======== RECORDS TO PROCESS
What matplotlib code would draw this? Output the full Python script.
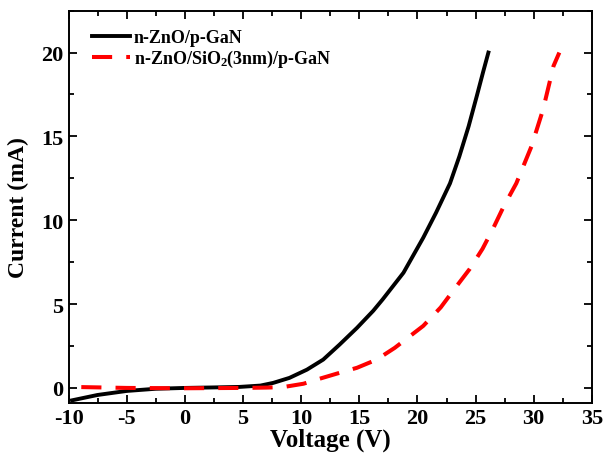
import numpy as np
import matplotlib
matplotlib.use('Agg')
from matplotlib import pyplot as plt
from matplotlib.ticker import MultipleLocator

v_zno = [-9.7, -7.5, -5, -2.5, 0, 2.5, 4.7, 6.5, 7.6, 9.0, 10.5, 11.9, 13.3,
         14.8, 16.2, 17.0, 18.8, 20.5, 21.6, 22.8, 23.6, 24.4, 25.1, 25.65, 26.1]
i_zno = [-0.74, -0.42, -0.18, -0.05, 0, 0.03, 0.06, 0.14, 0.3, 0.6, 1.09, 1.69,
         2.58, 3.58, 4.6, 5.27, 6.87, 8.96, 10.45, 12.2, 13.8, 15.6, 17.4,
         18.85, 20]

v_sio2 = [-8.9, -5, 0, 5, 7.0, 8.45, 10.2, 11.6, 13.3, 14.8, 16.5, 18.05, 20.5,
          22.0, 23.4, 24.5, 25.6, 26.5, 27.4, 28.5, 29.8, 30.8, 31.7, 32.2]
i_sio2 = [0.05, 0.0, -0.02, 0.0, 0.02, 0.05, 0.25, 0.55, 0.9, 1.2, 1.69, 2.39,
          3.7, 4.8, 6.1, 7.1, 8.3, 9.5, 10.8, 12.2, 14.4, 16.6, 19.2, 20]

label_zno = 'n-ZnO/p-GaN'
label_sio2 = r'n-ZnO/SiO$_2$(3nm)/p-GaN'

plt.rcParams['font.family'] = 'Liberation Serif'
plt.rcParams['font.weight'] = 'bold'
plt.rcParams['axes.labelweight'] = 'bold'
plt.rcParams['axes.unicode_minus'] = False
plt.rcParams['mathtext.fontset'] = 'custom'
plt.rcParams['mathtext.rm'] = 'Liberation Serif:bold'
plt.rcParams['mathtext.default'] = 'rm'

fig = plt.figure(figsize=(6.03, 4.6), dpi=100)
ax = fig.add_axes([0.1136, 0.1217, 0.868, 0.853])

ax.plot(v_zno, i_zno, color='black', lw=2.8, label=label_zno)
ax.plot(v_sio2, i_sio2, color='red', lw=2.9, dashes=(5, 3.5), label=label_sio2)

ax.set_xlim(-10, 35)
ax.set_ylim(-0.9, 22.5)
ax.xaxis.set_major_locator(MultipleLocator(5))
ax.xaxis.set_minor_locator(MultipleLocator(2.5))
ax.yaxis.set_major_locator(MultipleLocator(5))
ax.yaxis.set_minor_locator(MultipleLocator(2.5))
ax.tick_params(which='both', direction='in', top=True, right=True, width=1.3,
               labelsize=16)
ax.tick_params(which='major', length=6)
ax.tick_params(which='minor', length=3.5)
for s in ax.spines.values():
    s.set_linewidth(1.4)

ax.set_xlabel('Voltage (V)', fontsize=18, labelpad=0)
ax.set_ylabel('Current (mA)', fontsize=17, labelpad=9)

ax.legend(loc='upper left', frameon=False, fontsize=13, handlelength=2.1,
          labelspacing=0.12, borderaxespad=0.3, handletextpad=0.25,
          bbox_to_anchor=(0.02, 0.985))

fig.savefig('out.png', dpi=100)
================
======== RECORDS TO PROCESS
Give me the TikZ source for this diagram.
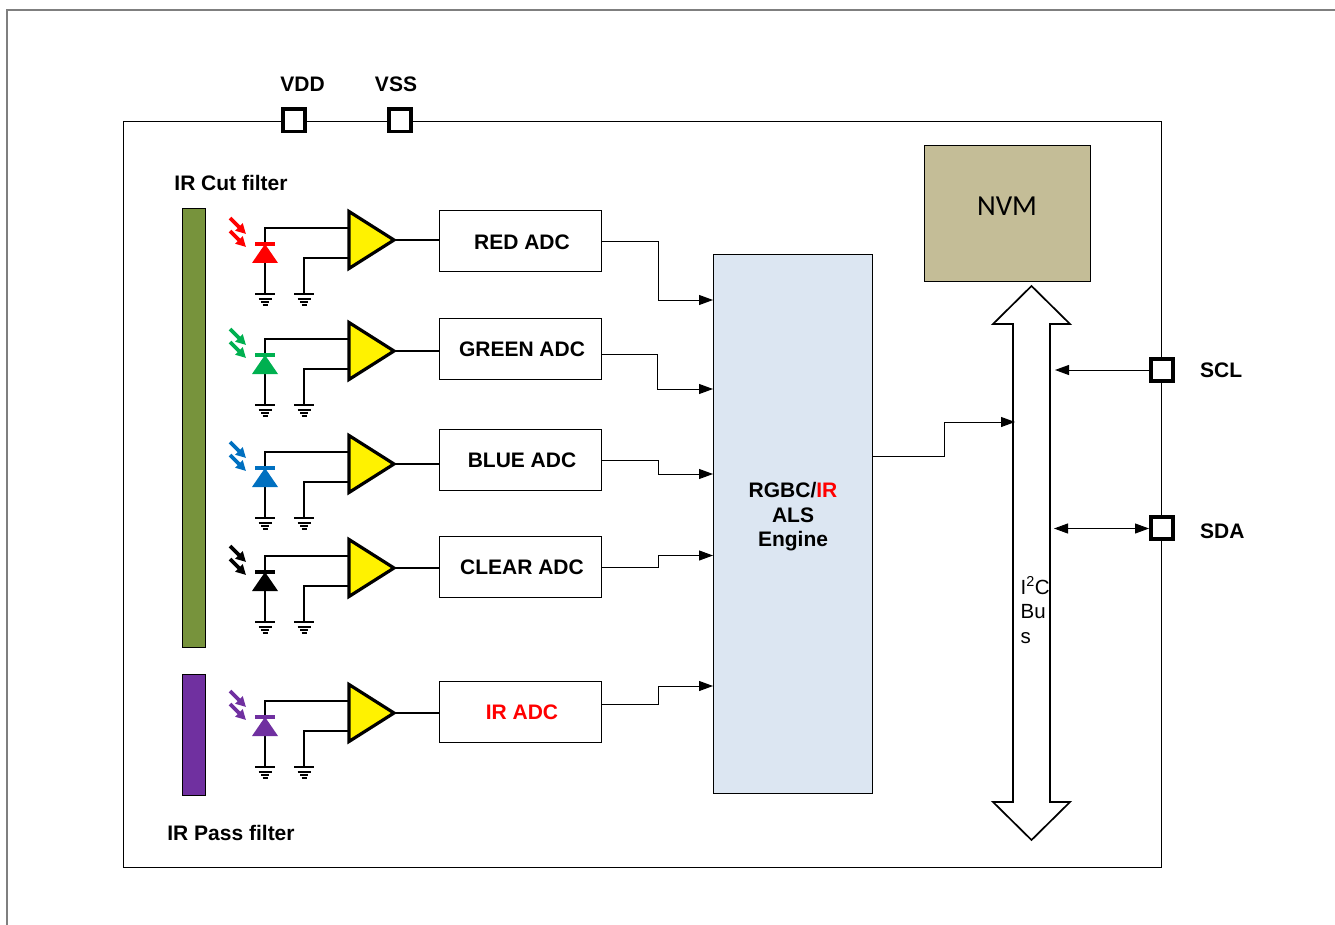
================
======== RECORDS TO PROCESS
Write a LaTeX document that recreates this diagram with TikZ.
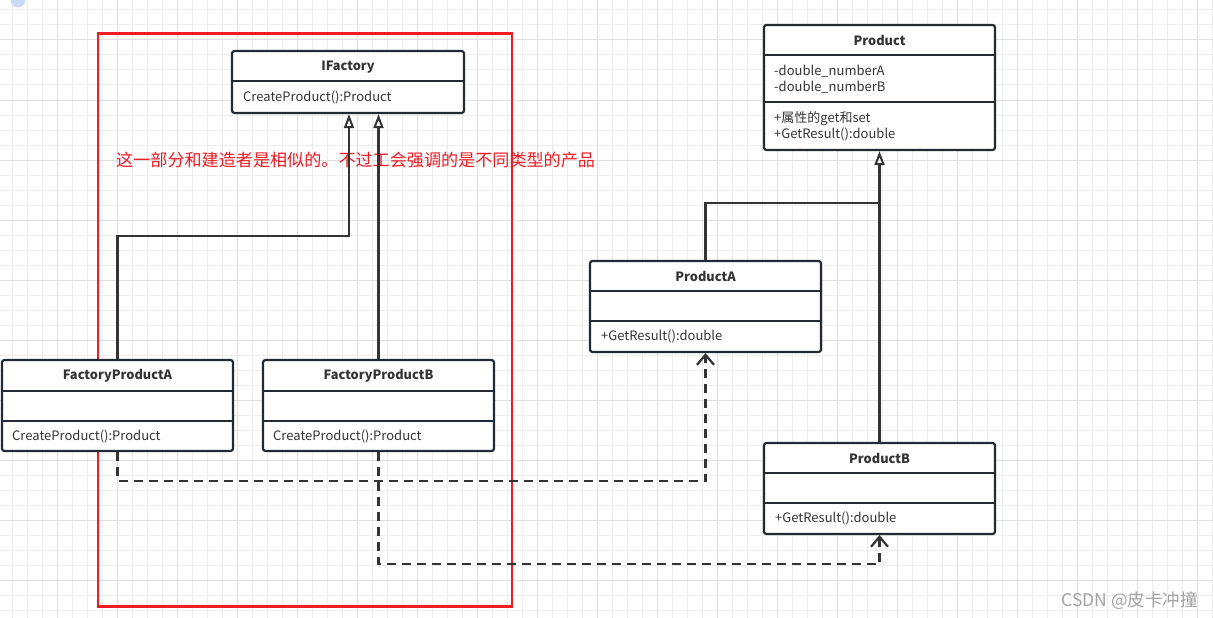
================
> WHAT TO PRODUCE
Restate word for word the lines that begin at the one with "What matplotlib code" and end at the one with "from matplotlib.ticker import MultipleLocator", including both, and leave every picture aside.

> EXERCISE RESPONSE
What matplotlib code would draw this? Output the full Python script.
import numpy as np
import matplotlib
matplotlib.use('Agg')
from matplotlib import pyplot as plt
from matplotlib.ticker import MultipleLocator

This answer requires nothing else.